Spectral set, complete spectral set and dilation for Banach space operators
Swapan Jana, Sourav Pal
TL;DR
The paper investigates how foundational Hilbert-space equivalences among contraction, spectral set, complete spectral set, and dilation fail in the Banach-space setting. It leverages Bohr's theorem to connect spectral-set phenomena with minimal spectral sets for operator families $\mathcal{F}_r$, establishing that the closed disk $\overline{D}_R$ is the minimal spectral set for $\mathcal{F}_r$ iff $r=R/3$, and that the Bohr radius of $D_R$ equals $R/3$. Through explicit Banach-space counterexamples, it shows that norm-control does not force spectral-set implications, and that dilation and complete spectral-set properties are not equivalent in general Banach spaces.
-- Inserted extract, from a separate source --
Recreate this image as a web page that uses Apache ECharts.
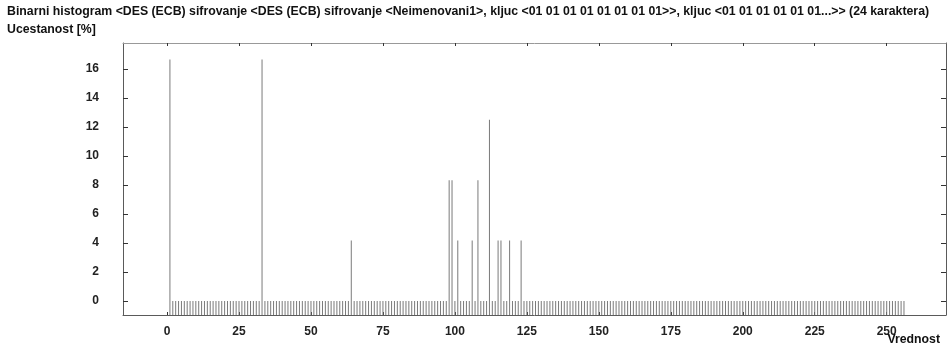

The results yield new Hilbert-space characterizations and clarify the scope of spectral-set theory beyond the Hilbert setting, linking dilation theory to Bohr-type phenomena in Banach spaces. Overall, the work delineates the precise boundaries between contraction, spectral behavior, and dilation in Banach spaces, enriching the theory with concrete counterexamples and cross-connecting classical results.
Abstract
Famous results due to von Neumann, Sz.-Nagy and Arveson assert that the following four statements are equivalent; a Hilbert space operator $T$ is a contraction; the closed unit disk $\overline{\mathbb D}$ is a spectral set for $T$; $T$ can be dilated to a Hilbert space isometry; $\overline{\mathbb D}$ is a complete spectral set for $T$. In this article, we show by counter examples that no two of them are equivalent for Banach space operators. If $\mathcal F_r$ is the family of all Banach space operators having norm less than or equal to $r$ and if $D_R$ denotes the open disk in the complex plane with centre at the origin and radius $R$, then we prove by an application of Bohr's theorem that $\overline{D}_R$ is the minimal spectral set for $\mathcal F_r$ if and only if $r=\frac{R}{3}$. Also, we prove the equivalence of the following two facts: the Bohr radius of $D_R$ is $\frac{R}{3}$ and $\sup \{ r>0\,:\, \overline{D}_R \text{ is a spectral set for } \mathcal F_r \}=\frac{R}{3}$. We found several new characterizations for a Hilbert space in terms of spectral set and complete spectral set for different operators.